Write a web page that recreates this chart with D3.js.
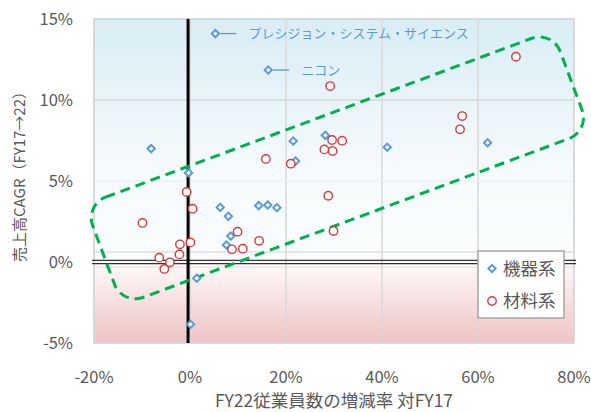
<!DOCTYPE html>
<html>
<head>
<meta charset="utf-8">
<script src="https://cdn.jsdelivr.net/npm/d3@7/dist/d3.min.js"></script>
<style>
  html, body { margin: 0; padding: 0; background: #fff; }
  svg { display: block; }
  text { font-family: "Noto Sans CJK JP", "Noto Sans", sans-serif; }
</style>
</head>
<body>
<svg id="chart" width="591" height="412"></svg>
<script>
// 機器系: [従業員数の増減率 %, 売上高CAGR %]
const kikiX = [5.3, 16.3, -8.1, -0.3, 6.3, 8.0, 14.3, 16.2, 18.1, 8.5, 7.6, 1.4, 0.1, 21.5, 22.0, 28.2, 41.1, 62.0];
const kikiY = [14.1, 11.85, 7.0, 5.5, 3.37, 2.82, 3.48, 3.52, 3.35, 1.6, 1.05, -1.0, -3.85, 7.47, 6.23, 7.82, 7.08, 7.36];

// 材料系
const zairyoX = [29.2, 67.9, 56.7, 56.25, 29.6, 31.7, 28.0, 29.7, 15.8, 21.0, 28.8, 29.9, 9.9, 14.4, 8.75, 11.0, -0.7, 0.55, -9.9, 0.07, -2.1, -2.2, -6.4, -4.2, -5.35];
const zairyoY = [10.86, 12.67, 9.01, 8.19, 7.53, 7.49, 6.95, 6.85, 6.36, 6.07, 4.09, 1.91, 1.87, 1.31, 0.78, 0.82, 4.32, 3.29, 2.41, 1.21, 1.09, 0.47, 0.27, -0.02, -0.43];

// 個別に名前を表示する企業 (機器系の点の番号)
const callouts = [
  { idx: 0, name: "プレシジョン・システム・サイエンス" },
  { idx: 1, name: "ニコン" }
];

const xTicks = [-20, 0, 20, 40, 60, 80];
const yTicks = [-5, 0, 5, 10, 15];
const seriesNames = ["機器系", "材料系"];

// 成長企業のグループを囲む枠 (両端の中心点, データ座標)
const groupEnds = [[-18.0, 0.43], [79.4, 11.19]];
const dividerX = -0.4;

const svg = d3.select("#chart");
const pL = 94, pR = 574, pT = 19, pB = 343;
const x = d3.scaleLinear().domain([-20, 80]).range([pL, pR]);
const y = d3.scaleLinear().domain([-5, 15]).range([pB, pT]);

const defs = svg.append("defs");
const gBlue = defs.append("linearGradient").attr("id", "bgPlus").attr("x1", 0).attr("y1", 0).attr("x2", 0).attr("y2", 1);
gBlue.append("stop").attr("offset", "0%").attr("stop-color", "#d9edf5");
gBlue.append("stop").attr("offset", "60%").attr("stop-color", "#f5fafc");
gBlue.append("stop").attr("offset", "100%").attr("stop-color", "#fbfdfe");
const gPink = defs.append("linearGradient").attr("id", "bgMinus").attr("x1", 0).attr("y1", 0).attr("x2", 0).attr("y2", 1);
gPink.append("stop").attr("offset", "0%").attr("stop-color", "#fffafa");
gPink.append("stop").attr("offset", "100%").attr("stop-color", "#efc3c3");

// 背景: プラス成長は青, マイナスは赤
svg.append("rect").attr("x", pL).attr("y", pT).attr("width", pR - pL).attr("height", y(0) - pT).attr("fill", "url(#bgPlus)");
svg.append("rect").attr("x", pL).attr("y", y(0)).attr("width", pR - pL).attr("height", pB - y(0)).attr("fill", "url(#bgMinus)");

// グリッド線
svg.append("g").selectAll("line").data(xTicks.filter(t => t !== -20 && t !== 80)).join("line")
  .attr("x1", d => x(d)).attr("x2", d => x(d)).attr("y1", pT).attr("y2", pB)
  .attr("stroke", "#d9d9d9").attr("stroke-width", 1.5);
svg.append("line").attr("x1", pL).attr("x2", pR).attr("y1", y(10)).attr("y2", y(10))
  .attr("stroke", "#d9d9d9").attr("stroke-width", 1.5);
svg.append("line").attr("x1", pL).attr("x2", pR).attr("y1", y(5)).attr("y2", y(5))
  .attr("stroke", "#edf1f3").attr("stroke-width", 1.5);
// 0% の帯
svg.append("line").attr("x1", pL).attr("x2", pR).attr("y1", y(0) - 10).attr("y2", y(0) - 10)
  .attr("stroke", "#cfcfcf").attr("stroke-width", 1.2);
svg.append("line").attr("x1", pL).attr("x2", pR).attr("y1", y(0) + 5).attr("y2", y(0) + 5)
  .attr("stroke", "#e0e0e0").attr("stroke-width", 1.2);

// 枠
svg.append("rect").attr("x", pL).attr("y", pT).attr("width", pR - pL).attr("height", pB - pT)
  .attr("fill", "none").attr("stroke", "#d6d6d6").attr("stroke-width", 1.8);

// 0% の二重線
[-1.6, 1.6].forEach(o => {
  svg.append("line").attr("x1", pL - 2).attr("x2", pR + 2).attr("y1", y(0) + o).attr("y2", y(0) + o)
    .attr("stroke", "#333").attr("stroke-width", 1.2);
});
// 縦の区切り線
svg.append("line").attr("x1", x(dividerX)).attr("x2", x(dividerX)).attr("y1", pT).attr("y2", pB)
  .attr("stroke", "#000").attr("stroke-width", 3);

// 目盛りラベル
svg.append("g").selectAll("text").data(yTicks).join("text")
  .attr("x", 73).attr("y", d => y(d)).attr("dy", "0.36em").attr("text-anchor", "end")
  .attr("font-size", 16.5).attr("fill", "#595959").text(d => d + "%");
svg.append("g").selectAll("text").data(xTicks).join("text")
  .attr("x", d => x(d)).attr("y", 377).attr("dy", "0.36em").attr("text-anchor", "middle")
  .attr("font-size", 16.5).attr("fill", "#595959").text(d => d + "%");

// 軸タイトル
svg.append("text").attr("x", 334).attr("y", 401).attr("dy", "0.36em").attr("text-anchor", "middle")
  .attr("font-size", 17.5).attr("fill", "#595959").text("FY22従業員数の増減率 対FY17");
svg.append("text").attr("transform", "translate(20,173) rotate(-90)").attr("dy", "0.36em").attr("text-anchor", "middle")
  .attr("font-size", 15).attr("fill", "#595959").text("売上高CAGR（FY17→22）");

// グループ枠 (回転した角丸長方形)
{
  const [a, b] = groupEnds.map(p => [x(p[0]), y(p[1])]);
  const len = Math.hypot(b[0] - a[0], b[1] - a[1]);
  const ang = Math.atan2(b[1] - a[1], b[0] - a[0]) * 180 / Math.PI;
  const h = 107;
  svg.append("rect")
    .attr("transform", `translate(${a[0]},${a[1]}) rotate(${ang})`)
    .attr("x", 0).attr("y", -h / 2).attr("width", len).attr("height", h)
    .attr("rx", 22).attr("ry", 22)
    .attr("fill", "none").attr("stroke", "#00b050").attr("stroke-width", 3)
    .attr("stroke-dasharray", "10 6");
}

const diamond = d3.symbol().type(d3.symbolDiamond2).size(34);
const kiki = kikiX.map((v, i) => [v, kikiY[i]]);
const zairyo = zairyoX.map((v, i) => [v, zairyoY[i]]);

svg.append("g").selectAll("path").data(kiki).join("path")
  .attr("transform", d => `translate(${x(d[0])},${y(d[1])})`)
  .attr("d", diamond).attr("fill", "#fff").attr("stroke", "#5b9bd5").attr("stroke-width", 2);
svg.append("g").selectAll("circle").data(zairyo).join("circle")
  .attr("cx", d => x(d[0])).attr("cy", d => y(d[1])).attr("r", 4.2)
  .attr("fill", "#fff").attr("stroke", "#d63a3a").attr("stroke-width", 1.4);

// 企業名の吹き出し
callouts.forEach(c => {
  const px = x(kiki[c.idx][0]), py = y(kiki[c.idx][1]);
  svg.append("line").attr("x1", px + 5).attr("x2", px + 21).attr("y1", py).attr("y2", py)
    .attr("stroke", "#5b9bd5").attr("stroke-width", 1.3);
  svg.append("text").attr("x", px + 33).attr("y", py).attr("dy", "0.36em")
    .attr("font-size", 13).attr("fill", "#5b9bd5").text(c.name);
});

// 凡例
const lg = svg.append("g").attr("transform", "translate(478,251)");
lg.append("rect").attr("width", 86).attr("height", 67).attr("fill", "#fff").attr("stroke", "#a6a6a6").attr("stroke-width", 1.5);
lg.append("path").attr("transform", "translate(14,17.5)").attr("d", diamond)
  .attr("fill", "#fff").attr("stroke", "#5b9bd5").attr("stroke-width", 2);
lg.append("circle").attr("cx", 14).attr("cy", 50).attr("r", 4.2)
  .attr("fill", "#fff").attr("stroke", "#d63a3a").attr("stroke-width", 1.4);
lg.selectAll("text").data(seriesNames).join("text")
  .attr("x", 25).attr("y", (d, i) => 17.5 + i * 32.5).attr("dy", "0.36em")
  .attr("font-size", 17.5).attr("fill", "#595959").text(d => d);
</script>
</body>
</html>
════════════════
-- REQUIRED WORK --
Using the material above, state how many lines include the string "chart". Answer with a single number.

-- THE SOLUTION --
3